FORTUNE — The first time I wrote about peer-to-peer lending was back in 2007, when, like most other forms of social networking, it seemed like a novel experiment. Companies like Prosper and Lending Club were attempting to disintermediate the traditional banks by inviting individuals to request and make small loans on Facebook-like platforms.

Five years later, peer-to-peer lending has come of age. The nascent industry weathered the 2008 financial meltdown and myriad regulatory issues to become a credible alternative for retail and institutional investors alike looking to make decent returns off their investments as well as a cheaper option for borrowers with high credit scores. And this week, the largest of these companies, San Francisco-based Lending Club saw its credibility rise when the preeminent economist Lawrence Summers, President Emeritus of Harvard University, joined the board. “We’ve had a wave of financial innovation directed at large institutions,” he told me. “I think it’s important also to focus on innovation that meets the needs of consumers.”

Summers joins Kleiner Perkins’ Mary Meeker and former Morgan Stanley CEO John Mack. But Lending Club doesn’t need big names to gain attention at this point. The company issues an average $82 million in loans monthly, and it has now issued more than $1 billion in total loans. Cofounder and CEO Renaud Laplanche, a securities lawyer-turned-tech entrepreneur, recently said he plans an initial public offering within the next 18 months.

MORE: Comcast CEO: What we learned from Apple

The company’s major competitor is San Francisco-based Prosper.com, a similar platform that has issued $430 million in loans so far. Prosper was first to market, but had to close up shop for 6 months in 2009 while the SEC looked into whether its loans should be classified as securities; the pause hurt Prosper’s momentum, but it didn’t take the business down. Now run by former Drugstore.com CEO Dawn Lepore, the platform issues an average $14.5 million monthly in loans and has issued $435 million in total loans.
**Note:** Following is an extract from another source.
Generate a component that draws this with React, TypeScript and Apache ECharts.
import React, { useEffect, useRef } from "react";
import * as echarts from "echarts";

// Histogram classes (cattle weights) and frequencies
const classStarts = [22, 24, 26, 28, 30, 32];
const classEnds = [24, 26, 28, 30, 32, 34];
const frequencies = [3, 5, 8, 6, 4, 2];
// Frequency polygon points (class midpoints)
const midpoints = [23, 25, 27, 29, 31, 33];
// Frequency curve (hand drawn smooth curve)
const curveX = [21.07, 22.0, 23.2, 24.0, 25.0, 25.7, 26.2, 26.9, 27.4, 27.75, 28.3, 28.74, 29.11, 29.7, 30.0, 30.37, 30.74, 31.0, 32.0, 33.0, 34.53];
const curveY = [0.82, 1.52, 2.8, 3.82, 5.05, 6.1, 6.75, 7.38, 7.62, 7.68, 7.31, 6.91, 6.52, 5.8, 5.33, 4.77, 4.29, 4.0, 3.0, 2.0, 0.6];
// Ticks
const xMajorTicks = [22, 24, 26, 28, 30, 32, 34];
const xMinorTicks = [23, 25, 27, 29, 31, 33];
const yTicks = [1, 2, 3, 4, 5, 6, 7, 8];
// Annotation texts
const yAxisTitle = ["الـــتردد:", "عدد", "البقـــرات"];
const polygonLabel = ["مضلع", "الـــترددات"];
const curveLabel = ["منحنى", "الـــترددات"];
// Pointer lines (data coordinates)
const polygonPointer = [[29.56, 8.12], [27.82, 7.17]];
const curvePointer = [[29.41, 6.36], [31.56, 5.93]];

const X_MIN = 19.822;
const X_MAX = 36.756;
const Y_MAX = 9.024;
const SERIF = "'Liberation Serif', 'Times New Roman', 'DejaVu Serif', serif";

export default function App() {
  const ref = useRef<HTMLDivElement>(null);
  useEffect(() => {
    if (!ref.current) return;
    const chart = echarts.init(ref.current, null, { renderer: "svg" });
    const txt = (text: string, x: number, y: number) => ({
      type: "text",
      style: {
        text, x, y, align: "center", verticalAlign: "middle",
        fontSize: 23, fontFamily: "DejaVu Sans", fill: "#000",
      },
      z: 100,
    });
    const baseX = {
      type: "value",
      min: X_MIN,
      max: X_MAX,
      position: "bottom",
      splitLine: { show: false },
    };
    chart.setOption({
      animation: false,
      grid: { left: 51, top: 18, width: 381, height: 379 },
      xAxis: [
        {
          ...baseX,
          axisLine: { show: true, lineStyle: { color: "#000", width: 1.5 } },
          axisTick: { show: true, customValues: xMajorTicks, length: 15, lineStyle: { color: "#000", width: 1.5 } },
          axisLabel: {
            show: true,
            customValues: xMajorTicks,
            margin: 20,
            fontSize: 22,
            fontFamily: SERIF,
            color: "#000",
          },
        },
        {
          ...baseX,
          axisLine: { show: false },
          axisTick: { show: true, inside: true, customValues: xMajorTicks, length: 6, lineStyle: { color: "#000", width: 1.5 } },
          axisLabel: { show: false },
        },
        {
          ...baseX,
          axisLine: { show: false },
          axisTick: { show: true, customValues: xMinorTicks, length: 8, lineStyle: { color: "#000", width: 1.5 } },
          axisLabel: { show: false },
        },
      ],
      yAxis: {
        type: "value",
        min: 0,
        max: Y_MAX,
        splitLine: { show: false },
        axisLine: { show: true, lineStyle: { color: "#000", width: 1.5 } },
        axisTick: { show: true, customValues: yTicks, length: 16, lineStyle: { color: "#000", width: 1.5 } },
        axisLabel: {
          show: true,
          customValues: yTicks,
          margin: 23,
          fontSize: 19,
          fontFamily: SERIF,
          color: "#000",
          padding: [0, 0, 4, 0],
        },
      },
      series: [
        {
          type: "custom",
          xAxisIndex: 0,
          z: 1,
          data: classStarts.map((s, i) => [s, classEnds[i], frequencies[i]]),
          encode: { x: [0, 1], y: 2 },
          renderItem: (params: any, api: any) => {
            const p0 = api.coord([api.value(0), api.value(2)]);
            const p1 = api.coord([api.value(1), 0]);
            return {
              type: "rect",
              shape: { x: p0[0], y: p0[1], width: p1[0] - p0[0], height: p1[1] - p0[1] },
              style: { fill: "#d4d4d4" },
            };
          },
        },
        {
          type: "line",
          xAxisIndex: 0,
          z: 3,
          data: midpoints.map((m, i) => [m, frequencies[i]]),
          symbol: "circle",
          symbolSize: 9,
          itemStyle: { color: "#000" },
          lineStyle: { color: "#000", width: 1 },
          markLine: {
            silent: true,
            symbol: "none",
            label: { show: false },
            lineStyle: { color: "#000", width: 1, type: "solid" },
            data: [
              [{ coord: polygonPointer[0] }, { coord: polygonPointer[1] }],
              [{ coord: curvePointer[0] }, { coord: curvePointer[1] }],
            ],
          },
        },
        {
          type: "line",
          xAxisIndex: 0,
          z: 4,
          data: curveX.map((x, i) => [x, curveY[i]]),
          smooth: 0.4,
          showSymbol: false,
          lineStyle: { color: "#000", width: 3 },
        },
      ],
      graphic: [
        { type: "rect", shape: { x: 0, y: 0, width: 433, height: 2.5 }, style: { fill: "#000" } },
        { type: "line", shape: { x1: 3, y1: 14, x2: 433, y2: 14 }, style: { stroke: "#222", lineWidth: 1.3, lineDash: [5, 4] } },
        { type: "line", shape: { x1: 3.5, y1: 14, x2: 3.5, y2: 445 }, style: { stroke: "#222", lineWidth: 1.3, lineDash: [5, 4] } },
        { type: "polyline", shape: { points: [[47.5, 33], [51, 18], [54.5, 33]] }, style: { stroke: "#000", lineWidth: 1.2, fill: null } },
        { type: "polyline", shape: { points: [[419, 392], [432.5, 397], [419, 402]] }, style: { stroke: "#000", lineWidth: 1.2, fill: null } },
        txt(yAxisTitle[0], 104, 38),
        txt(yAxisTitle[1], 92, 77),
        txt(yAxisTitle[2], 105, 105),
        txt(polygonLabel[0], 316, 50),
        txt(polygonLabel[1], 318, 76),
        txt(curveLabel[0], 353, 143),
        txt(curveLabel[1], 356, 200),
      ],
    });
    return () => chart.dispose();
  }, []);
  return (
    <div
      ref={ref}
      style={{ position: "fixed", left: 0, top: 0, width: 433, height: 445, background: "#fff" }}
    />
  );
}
Most of the borrowers on both platforms are people with high credit scores — the average is 710-715 — who plan to consolidate debt from credit cards, car loans and the like. They can request three or five-year loans with more moderate interest rates than they are likely to find on credit cards. About 10% of the loan requests on Lending Club are accepted.
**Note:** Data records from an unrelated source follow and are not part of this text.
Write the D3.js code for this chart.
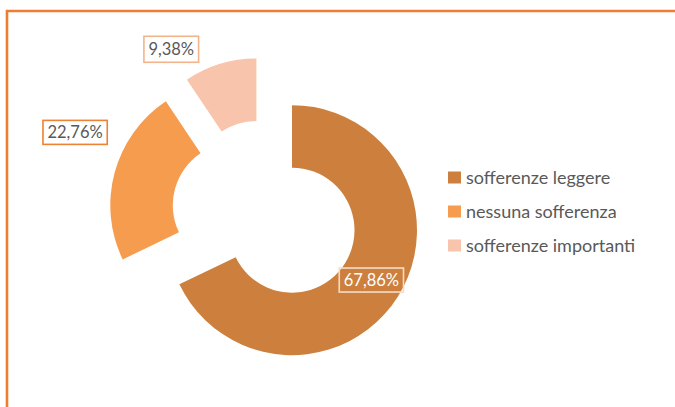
<!DOCTYPE html>
<html>
<head>
<meta charset="utf-8">
<script src="https://cdn.jsdelivr.net/npm/d3@7/dist/d3.min.js"></script>
<style>
  html, body { margin: 0; padding: 0; background: #fff; }
  svg { display: block; }
</style>
</head>
<body>
<svg id="chart" width="675" height="407"></svg>
<script>
// Distribution of answers (percent)
const categories = ["sofferenze leggere", "nessuna sofferenza", "sofferenze importanti"];
const values = [67.86, 22.76, 9.38];
const valueLabels = ["67,86%", "22,76%", "9,38%"];
const colors = ["#CD803D", "#F69C4E", "#F8C4AC"];
const labelBorders = ["#F6DCC6", "#EE8234", "#F3B48C"];

const svg = d3.select("#chart");
const W = 675, H = 407;
const font = "Lato, 'Open Sans', sans-serif";

// chart area frame (runs off the right and bottom edges)
svg.append("path")
  .attr("d", `M7,${H + 10} L7,11 L${W + 10},11`)
  .attr("fill", "none")
  .attr("stroke", "#ED7D31")
  .attr("stroke-width", 2.6);

// donut geometry
const cx = 265.5, cy = 213.5;
const outerR = 125, innerR = 62.5, explode = 31.3;

const pie = d3.pie().sort(null).value(d => d)(values);
const arc = d3.arc().innerRadius(innerR).outerRadius(outerR);

const g = svg.append("g").attr("transform", `translate(${cx},${cy})`);

function sliceOffset(d) {
  const a = (d.startAngle + d.endAngle) / 2;
  return [explode * Math.sin(a), -explode * Math.cos(a)];
}

const slices = g.selectAll("g.slice")
  .data(pie)
  .join("g")
  .attr("class", "slice")
  .attr("transform", d => { const o = sliceOffset(d); return `translate(${o[0]},${o[1]})`; });

slices.append("path")
  .attr("d", arc)
  .attr("fill", (d, i) => colors[i]);

// data labels: the big slice carries its label inside the ring,
// the small ones sit outside, shifted off the slice
const outside = [null, { r: 176, shift: 9.2 }, { r: 159, shift: -15.5 }];

slices.each(function (d, i) {
  const s = d3.select(this);
  let x, y;
  if (!outside[i]) {
    [x, y] = arc.centroid(d);
  } else {
    const a = (d.startAngle + d.endAngle) / 2 + outside[i].shift * Math.PI / 180;
    x = outside[i].r * Math.sin(a);
    y = -outside[i].r * Math.cos(a);
  }
  const lg = s.append("g").attr("transform", `translate(${x},${y})`);
  const rect = lg.append("rect");
  const t = lg.append("text")
    .attr("text-anchor", "middle")
    .attr("dominant-baseline", "central")
    .attr("font-family", font)
    .attr("font-size", 16.5)
    .attr("fill", i === 0 ? "#ffffff" : "#595959")
    .text(valueLabels[i]);
  const w = t.node().getComputedTextLength();
  const padX = 4.5, h = i === 2 ? 26 : 24;
  rect.attr("x", -w / 2 - padX).attr("y", -h / 2)
    .attr("width", w + 2 * padX).attr("height", h)
    .attr("fill", i === 0 ? "none" : "#ffffff")
    .attr("stroke", labelBorders[i])
    .attr("stroke-width", 1.6);
});

// legend
const legend = svg.append("g").attr("transform", "translate(448,177)");
const items = legend.selectAll("g")
  .data(categories)
  .join("g")
  .attr("transform", (d, i) => `translate(0,${i * 34})`);
items.append("rect")
  .attr("x", 0).attr("y", -5.5)
  .attr("width", 13).attr("height", 12)
  .attr("fill", (d, i) => colors[i]);
items.append("text")
  .attr("x", 18).attr("y", 0)
  .attr("dominant-baseline", "central")
  .attr("font-family", font)
  .attr("font-size", 18)
  .attr("fill", "#595959")
  .text(d => d);
</script>
</body>
</html>
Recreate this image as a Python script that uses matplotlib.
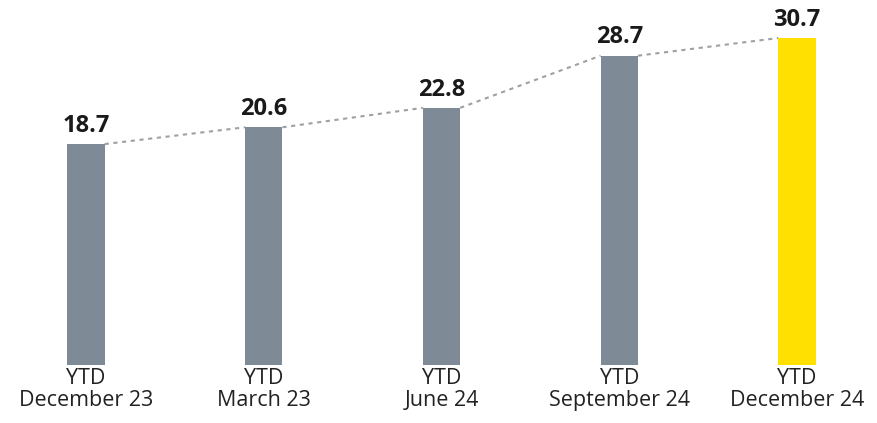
import numpy as np
import matplotlib.pyplot as plt

categories = ["YTD\nDecember 23", "YTD\nMarch 23", "YTD\nJune 24", "YTD\nSeptember 24", "YTD\nDecember 24"]
values = [18.7, 20.6, 22.8, 28.7, 30.7]
labels = ["18.7", "20.6", "22.8", "28.7", "30.7"]

gray = "#7e8a95"
yellow = "#ffe000"
colors = [gray, gray, gray, gray, yellow]

# bars in the original are not drawn from zero, they go a bit below it
base = -6.3
width = 0.21

plt.rcParams['font.family'] = ['Open Sans', 'DejaVu Sans']

fig = plt.figure(figsize=(8.77, 4.23), dpi=100)
ax = fig.add_axes([0, 0.137, 1, 0.863])

x = np.arange(len(values))
vals = np.array(values)
ax.bar(x, vals - base, bottom=base, width=width, color=colors, zorder=2)

for i in range(len(values) - 1):
    ax.plot([x[i] + width / 2, x[i + 1] - width / 2], [vals[i], vals[i + 1]],
            color="#a0a0a0", linestyle=(0, (2, 2.2)), linewidth=1.5, zorder=1)

for i in range(len(values)):
    ax.text(x[i], vals[i] + 0.7, labels[i], ha="center", va="bottom",
            fontsize=17, fontweight="bold", color="#1a1a1a")

ax.set_xlim(-0.484, 4.45)
ax.set_ylim(base, 35.0)
ax.set_xticks(x)
ax.set_xticklabels(categories, fontsize=15.5, color="#222222", linespacing=1.05)
ax.tick_params(axis="x", length=0, pad=2)
ax.set_yticks([])
for s in ax.spines.values():
    s.set_visible(False)

fig.savefig("out.png", dpi=100)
The lenders are a mix of retail and institutional investors who can choose from among the accepted loan requests to invest; most spread their investments out over dozens of loans to protect themselves against default. (Around 5% of borrowers default, depending upon the amount of risk lenders sign up for.) Because each platform has an active secondary trading market, lenders can trade their investments to liquidate their stakes at any point.

Prosper boasts that investors have seen an average 10% return over the past three years while Laplanche tells me Lending Club investors currently see an average 9% return. One drawback: Peer-to-peer lending is not yet available in every state as each has its own laws about investments and securities as well as its rules about investing. Right now, investors can use these platforms in 28 states.
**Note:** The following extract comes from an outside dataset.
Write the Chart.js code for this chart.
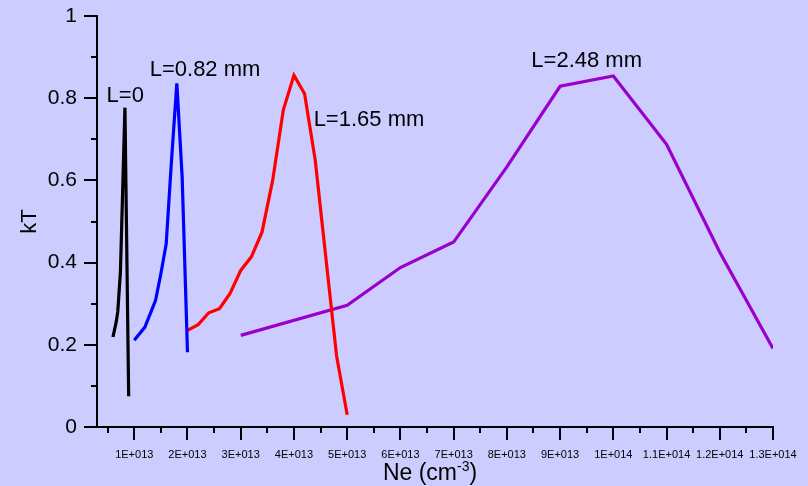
<!DOCTYPE html>
<html>
<head>
<meta charset="utf-8">
<script src="https://cdn.jsdelivr.net/npm/chart.js@4/dist/chart.umd.min.js"></script>
<style>
  html, body { margin: 0; padding: 0; background: #CCCCFF; }
  canvas { display: block; background: #CCCCFF; }
</style>
</head>
<body>
<canvas id="c" width="808" height="486"></canvas>
<script>
// ---- Data (Ne in cm^-3, kT) ----
const neL0   = [0.60e13, 0.66e13, 0.69e13, 0.74e13, 0.825e13, 0.895e13];
const kTL0   = [0.219, 0.255, 0.280, 0.377, 0.777, 0.075];

const neL082 = [1.0e13, 1.2e13, 1.4e13, 1.5e13, 1.6e13, 1.7e13, 1.8e13, 1.9e13, 2.0e13];
const kTL082 = [0.211, 0.243, 0.308, 0.373, 0.446, 0.649, 0.836, 0.608, 0.182];

const neL165 = [2.0e13, 2.2e13, 2.4e13, 2.6e13, 2.8e13, 3.0e13, 3.2e13, 3.4e13, 3.6e13, 3.8e13, 4.0e13, 4.2e13, 4.4e13, 4.8e13, 5.0e13];
const kTL165 = [0.235, 0.249, 0.278, 0.288, 0.325, 0.381, 0.414, 0.474, 0.600, 0.771, 0.856, 0.811, 0.649, 0.174, 0.030];

const neL248 = [3e13, 5e13, 6e13, 7e13, 8e13, 9e13, 10e13, 11e13, 12e13, 13e13];
const kTL248 = [0.223, 0.296, 0.388, 0.450, 0.633, 0.829, 0.854, 0.688, 0.425, 0.191];

// Axis ticks
const xTickValues = [];
for (let i = 1; i <= 26; i++) xTickValues.push(i * 0.5e13);
const xTickLabels = ['1E+013','2E+013','3E+013','4E+013','5E+013','6E+013','7E+013','8E+013','9E+013','1E+014','1.1E+014','1.2E+014','1.3E+014'];
const yTickValues = [0, 0.1, 0.2, 0.3, 0.4, 0.5, 0.6, 0.7, 0.8, 0.9, 1];
const yTickLabels = ['0', '0.2', '0.4', '0.6', '0.8', '1'];

// Curve annotations (left edge, vertical middle, in data units)
const labelText = ['L=0', 'L=0.82 mm', 'L=1.65 mm', 'L=2.48 mm'];
const labelNe   = [0.48e13, 1.29e13, 4.37e13, 8.46e13];
const labelKT   = [0.806, 0.868, 0.748, 0.891];

const seriesColors = ['#000000', '#0000FF', '#FF0000', '#9900CC'];

function pts(xs, ys) { return xs.map((x, i) => ({ x: x, y: ys[i] })); }

const FONT = '"Liberation Sans", Arial, sans-serif';

const decorPlugin = {
  id: 'decor',
  afterDraw(chart) {
    const ctx = chart.ctx;
    const xs = chart.scales.x, ys = chart.scales.y;
    const ca = chart.chartArea;
    ctx.save();
    ctx.strokeStyle = '#000';
    ctx.lineWidth = 2;
    // x ticks
    xTickValues.forEach(v => {
      const major = Math.round(v / 0.5e13) % 2 === 0;
      const px = Math.round(xs.getPixelForValue(v));
      ctx.beginPath();
      ctx.moveTo(px, ca.bottom);
      ctx.lineTo(px, ca.bottom + (major ? 13 : 6));
      ctx.stroke();
    });
    // y ticks
    yTickValues.forEach(v => {
      const major = Math.round(v * 10) % 2 === 0;
      const py = Math.round(ys.getPixelForValue(v));
      ctx.beginPath();
      ctx.moveTo(ca.left, py);
      ctx.lineTo(ca.left - (major ? 13 : 6), py);
      ctx.stroke();
    });
    // curve labels
    ctx.fillStyle = '#000';
    ctx.font = '22px ' + FONT;
    ctx.textAlign = 'left';
    ctx.textBaseline = 'middle';
    labelText.forEach((t, i) => {
      ctx.fillText(t, xs.getPixelForValue(labelNe[i]), ys.getPixelForValue(labelKT[i]));
    });
    // x axis title with superscript
    const main = 'Ne (cm';
    const sup = '-3';
    const close = ')';
    ctx.textBaseline = 'alphabetic';
    ctx.font = '23px ' + FONT;
    const w1 = ctx.measureText(main).width;
    const w3 = ctx.measureText(close).width;
    ctx.font = '14px ' + FONT;
    const w2 = ctx.measureText(sup).width;
    const total = w1 + w2 + w3;
    const cx = 430;
    let x0 = cx - total / 2;
    const base = 480;
    ctx.font = '23px ' + FONT;
    ctx.fillText(main, x0, base);
    ctx.font = '14px ' + FONT;
    ctx.fillText(sup, x0 + w1, base - 9);
    ctx.font = '23px ' + FONT;
    ctx.fillText(close, x0 + w1 + w2, base);
    ctx.restore();
  }
};

const chart = new Chart(document.getElementById('c'), {
  type: 'line',
  data: {
    datasets: [
      { data: pts(neL0, kTL0) },
      { data: pts(neL082, kTL082) },
      { data: pts(neL165, kTL165) },
      { data: pts(neL248, kTL248) }
    ].map((d, i) => Object.assign(d, {
      borderColor: seriesColors[i],
      backgroundColor: seriesColors[i],
      borderWidth: 3.2,
      pointRadius: 0,
      tension: 0,
      fill: false,
      borderJoinStyle: 'miter'
    }))
  },
  options: {
    responsive: false,
    animation: false,
    devicePixelRatio: 1,
    layout: { padding: { top: 16, right: 35, left: 0, bottom: 0 } },
    plugins: { legend: { display: false }, tooltip: { enabled: false } },
    scales: {
      x: {
        type: 'linear',
        min: 0.3e13,
        max: 13e13,
        afterBuildTicks(scale) { scale.ticks = xTickValues.map(v => ({ value: v })); },
        afterFit(scale) { scale.height = 59; scale.paddingLeft = 0; scale.paddingRight = 0; },
        grid: { display: true, drawOnChartArea: false, drawTicks: true, tickLength: 13, color: 'rgba(0,0,0,0)', tickColor: 'rgba(0,0,0,0)' },
        border: { display: true, color: '#000', width: 2 },
        ticks: {
          autoSkip: false,
          maxRotation: 0,
          minRotation: 0,
          padding: 8,
          color: '#000',
          font: { family: FONT, size: 11 },
          callback(v) {
            const k = Math.round(v / 0.5e13);
            return k % 2 === 0 ? xTickLabels[k / 2 - 1] : '';
          }
        }
      },
      y: {
        type: 'linear',
        min: 0,
        max: 1,
        afterBuildTicks(scale) { scale.ticks = yTickValues.map(v => ({ value: v })); },
        afterFit(scale) { scale.width = 97; scale.paddingTop = 0; scale.paddingBottom = 0; },
        grid: { display: true, drawOnChartArea: false, drawTicks: true, tickLength: 13, color: 'rgba(0,0,0,0)', tickColor: 'rgba(0,0,0,0)' },
        border: { display: true, color: '#000', width: 2 },
        title: { display: true, text: 'kT', color: '#000', font: { family: FONT, size: 22 }, padding: { top: 17, bottom: 0 } },
        ticks: {
          padding: 7,
          color: '#000',
          font: { family: FONT, size: 21 },
          callback(v) {
            const k = Math.round(v * 10);
            return k % 2 === 0 ? yTickLabels[k / 2] : '';
          }
        }
      }
    }
  },
  plugins: [decorPlugin]
});
</script>
</body>
</html>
MORE: Khosla Ventures teams up with Condoleezza Rice

Though peer-to-peer lending began as an exercise for retail investors, in which one person could literally help out another, about half of Lending Club’s investments are made by pension funds, money managers and other institutional investors these days. Laplanche estimates the figure will rise to 70% as the company grows.

The service will continue to cater to retail investors, however, with a required minimum investment of just $25. And that’s its biggest selling point. To better understand the service, I made a small investment on Lending Club. I liked knowing that my money would support a person trying to pay off a car loan in Monson, MA, a town over from where my mother lives. And I also liked knowing that there may be a new alternative in a down market for my flat-lining money market accounts.